### RECORDED INFORMATION
------------

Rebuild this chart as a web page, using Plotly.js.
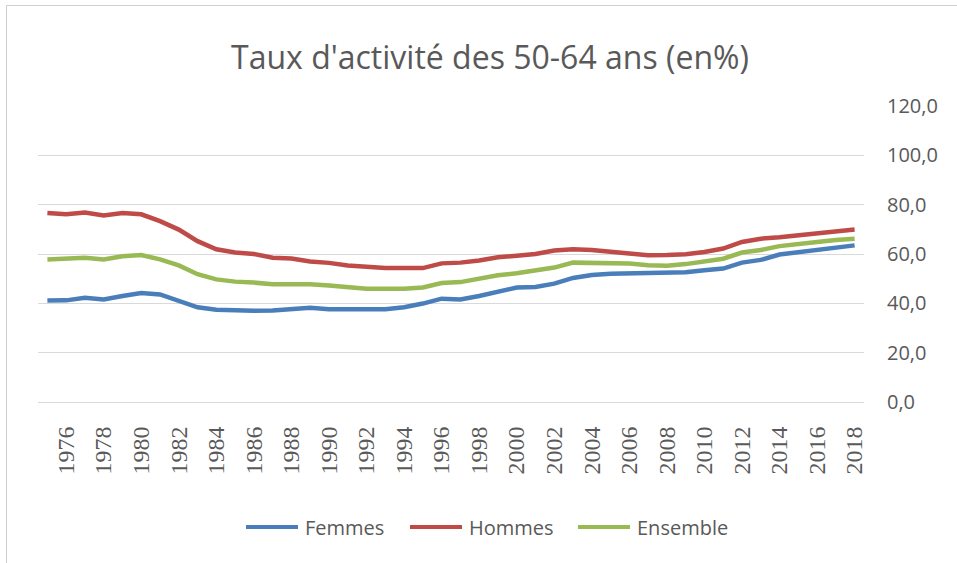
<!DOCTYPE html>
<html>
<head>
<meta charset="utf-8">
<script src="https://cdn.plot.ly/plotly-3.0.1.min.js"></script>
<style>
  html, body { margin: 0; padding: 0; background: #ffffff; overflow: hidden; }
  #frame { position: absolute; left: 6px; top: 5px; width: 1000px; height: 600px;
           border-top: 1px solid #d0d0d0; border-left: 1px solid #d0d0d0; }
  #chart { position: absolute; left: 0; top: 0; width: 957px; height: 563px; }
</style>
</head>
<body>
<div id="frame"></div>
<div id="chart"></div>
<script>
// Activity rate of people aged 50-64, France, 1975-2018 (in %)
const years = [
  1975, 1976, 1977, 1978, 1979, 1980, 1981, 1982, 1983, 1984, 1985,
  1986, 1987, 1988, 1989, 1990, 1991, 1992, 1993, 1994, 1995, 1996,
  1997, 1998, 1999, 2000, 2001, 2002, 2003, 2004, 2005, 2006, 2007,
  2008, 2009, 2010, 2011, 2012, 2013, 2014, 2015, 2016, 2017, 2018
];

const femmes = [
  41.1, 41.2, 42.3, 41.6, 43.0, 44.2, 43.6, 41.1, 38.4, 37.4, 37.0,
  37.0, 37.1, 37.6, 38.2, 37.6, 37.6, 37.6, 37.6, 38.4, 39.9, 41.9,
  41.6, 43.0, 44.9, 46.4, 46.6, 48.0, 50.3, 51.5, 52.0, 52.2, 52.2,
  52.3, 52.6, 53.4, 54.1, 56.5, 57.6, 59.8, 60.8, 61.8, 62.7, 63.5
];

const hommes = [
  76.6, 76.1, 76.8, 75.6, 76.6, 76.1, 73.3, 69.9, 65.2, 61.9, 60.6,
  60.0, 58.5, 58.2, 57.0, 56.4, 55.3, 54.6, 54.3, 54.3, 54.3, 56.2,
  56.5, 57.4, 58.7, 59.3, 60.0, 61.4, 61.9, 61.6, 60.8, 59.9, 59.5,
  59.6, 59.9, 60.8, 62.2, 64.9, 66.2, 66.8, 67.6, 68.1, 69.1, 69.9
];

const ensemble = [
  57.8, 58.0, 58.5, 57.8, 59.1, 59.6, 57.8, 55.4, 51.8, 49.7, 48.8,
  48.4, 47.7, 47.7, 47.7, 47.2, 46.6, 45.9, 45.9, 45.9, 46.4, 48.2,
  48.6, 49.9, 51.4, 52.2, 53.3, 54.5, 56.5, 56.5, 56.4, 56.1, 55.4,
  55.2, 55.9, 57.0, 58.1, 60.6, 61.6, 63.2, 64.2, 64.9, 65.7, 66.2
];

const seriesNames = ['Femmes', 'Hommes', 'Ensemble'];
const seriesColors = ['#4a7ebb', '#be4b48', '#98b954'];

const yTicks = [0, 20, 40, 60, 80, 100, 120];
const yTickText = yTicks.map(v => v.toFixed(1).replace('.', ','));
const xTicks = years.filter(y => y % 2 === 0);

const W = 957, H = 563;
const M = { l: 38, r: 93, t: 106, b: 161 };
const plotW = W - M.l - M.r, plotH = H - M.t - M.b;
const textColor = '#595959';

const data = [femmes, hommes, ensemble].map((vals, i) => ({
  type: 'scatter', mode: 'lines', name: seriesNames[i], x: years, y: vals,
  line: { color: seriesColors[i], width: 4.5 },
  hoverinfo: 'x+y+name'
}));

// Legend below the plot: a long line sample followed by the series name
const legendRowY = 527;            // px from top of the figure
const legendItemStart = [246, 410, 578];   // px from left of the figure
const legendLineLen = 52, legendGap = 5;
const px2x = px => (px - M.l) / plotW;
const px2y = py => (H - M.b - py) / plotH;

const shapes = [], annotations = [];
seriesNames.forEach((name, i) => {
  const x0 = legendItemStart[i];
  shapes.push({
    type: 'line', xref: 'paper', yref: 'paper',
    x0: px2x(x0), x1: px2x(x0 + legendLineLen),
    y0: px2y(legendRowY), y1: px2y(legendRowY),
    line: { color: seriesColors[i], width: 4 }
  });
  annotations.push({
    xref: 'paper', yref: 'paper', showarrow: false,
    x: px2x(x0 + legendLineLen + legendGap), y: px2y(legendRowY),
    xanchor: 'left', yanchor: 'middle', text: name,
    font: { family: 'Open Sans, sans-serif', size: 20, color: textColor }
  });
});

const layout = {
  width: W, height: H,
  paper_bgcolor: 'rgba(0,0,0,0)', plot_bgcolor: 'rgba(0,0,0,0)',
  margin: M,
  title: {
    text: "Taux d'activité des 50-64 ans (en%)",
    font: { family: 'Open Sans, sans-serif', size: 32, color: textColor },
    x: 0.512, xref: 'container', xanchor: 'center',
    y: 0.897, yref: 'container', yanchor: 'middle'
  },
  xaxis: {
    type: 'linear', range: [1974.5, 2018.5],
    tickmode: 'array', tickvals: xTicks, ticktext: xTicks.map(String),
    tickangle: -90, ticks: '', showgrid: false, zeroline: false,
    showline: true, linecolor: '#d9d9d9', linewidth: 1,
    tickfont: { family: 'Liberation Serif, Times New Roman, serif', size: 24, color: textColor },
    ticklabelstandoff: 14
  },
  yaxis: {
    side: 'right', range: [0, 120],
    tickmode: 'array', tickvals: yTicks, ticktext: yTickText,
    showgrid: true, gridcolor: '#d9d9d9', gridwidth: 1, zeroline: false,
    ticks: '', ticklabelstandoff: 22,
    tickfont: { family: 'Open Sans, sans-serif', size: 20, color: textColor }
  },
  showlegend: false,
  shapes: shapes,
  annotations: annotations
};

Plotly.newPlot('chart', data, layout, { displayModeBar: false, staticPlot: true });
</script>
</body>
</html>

------------

### EXERCISE DETAILS
Skip every picture and return the lines above from the top through the one that contains "const textColor = '#595959';".

### RESPONSE TO THIS TASK
Rebuild this chart as a web page, using Plotly.js.
<!DOCTYPE html>
<html>
<head>
<meta charset="utf-8">
<script src="https://cdn.plot.ly/plotly-3.0.1.min.js"></script>
<style>
  html, body { margin: 0; padding: 0; background: #ffffff; overflow: hidden; }
  #frame { position: absolute; left: 6px; top: 5px; width: 1000px; height: 600px;
           border-top: 1px solid #d0d0d0; border-left: 1px solid #d0d0d0; }
  #chart { position: absolute; left: 0; top: 0; width: 957px; height: 563px; }
</style>
</head>
<body>
<div id="frame"></div>
<div id="chart"></div>
<script>
// Activity rate of people aged 50-64, France, 1975-2018 (in %)
const years = [
  1975, 1976, 1977, 1978, 1979, 1980, 1981, 1982, 1983, 1984, 1985,
  1986, 1987, 1988, 1989, 1990, 1991, 1992, 1993, 1994, 1995, 1996,
  1997, 1998, 1999, 2000, 2001, 2002, 2003, 2004, 2005, 2006, 2007,
  2008, 2009, 2010, 2011, 2012, 2013, 2014, 2015, 2016, 2017, 2018
];

const femmes = [
  41.1, 41.2, 42.3, 41.6, 43.0, 44.2, 43.6, 41.1, 38.4, 37.4, 37.0,
  37.0, 37.1, 37.6, 38.2, 37.6, 37.6, 37.6, 37.6, 38.4, 39.9, 41.9,
  41.6, 43.0, 44.9, 46.4, 46.6, 48.0, 50.3, 51.5, 52.0, 52.2, 52.2,
  52.3, 52.6, 53.4, 54.1, 56.5, 57.6, 59.8, 60.8, 61.8, 62.7, 63.5
];

const hommes = [
  76.6, 76.1, 76.8, 75.6, 76.6, 76.1, 73.3, 69.9, 65.2, 61.9, 60.6,
  60.0, 58.5, 58.2, 57.0, 56.4, 55.3, 54.6, 54.3, 54.3, 54.3, 56.2,
  56.5, 57.4, 58.7, 59.3, 60.0, 61.4, 61.9, 61.6, 60.8, 59.9, 59.5,
  59.6, 59.9, 60.8, 62.2, 64.9, 66.2, 66.8, 67.6, 68.1, 69.1, 69.9
];

const ensemble = [
  57.8, 58.0, 58.5, 57.8, 59.1, 59.6, 57.8, 55.4, 51.8, 49.7, 48.8,
  48.4, 47.7, 47.7, 47.7, 47.2, 46.6, 45.9, 45.9, 45.9, 46.4, 48.2,
  48.6, 49.9, 51.4, 52.2, 53.3, 54.5, 56.5, 56.5, 56.4, 56.1, 55.4,
  55.2, 55.9, 57.0, 58.1, 60.6, 61.6, 63.2, 64.2, 64.9, 65.7, 66.2
];

const seriesNames = ['Femmes', 'Hommes', 'Ensemble'];
const seriesColors = ['#4a7ebb', '#be4b48', '#98b954'];

const yTicks = [0, 20, 40, 60, 80, 100, 120];
const yTickText = yTicks.map(v => v.toFixed(1).replace('.', ','));
const xTicks = years.filter(y => y % 2 === 0);

const W = 957, H = 563;
const M = { l: 38, r: 93, t: 106, b: 161 };
const plotW = W - M.l - M.r, plotH = H - M.t - M.b;
const textColor = '#595959';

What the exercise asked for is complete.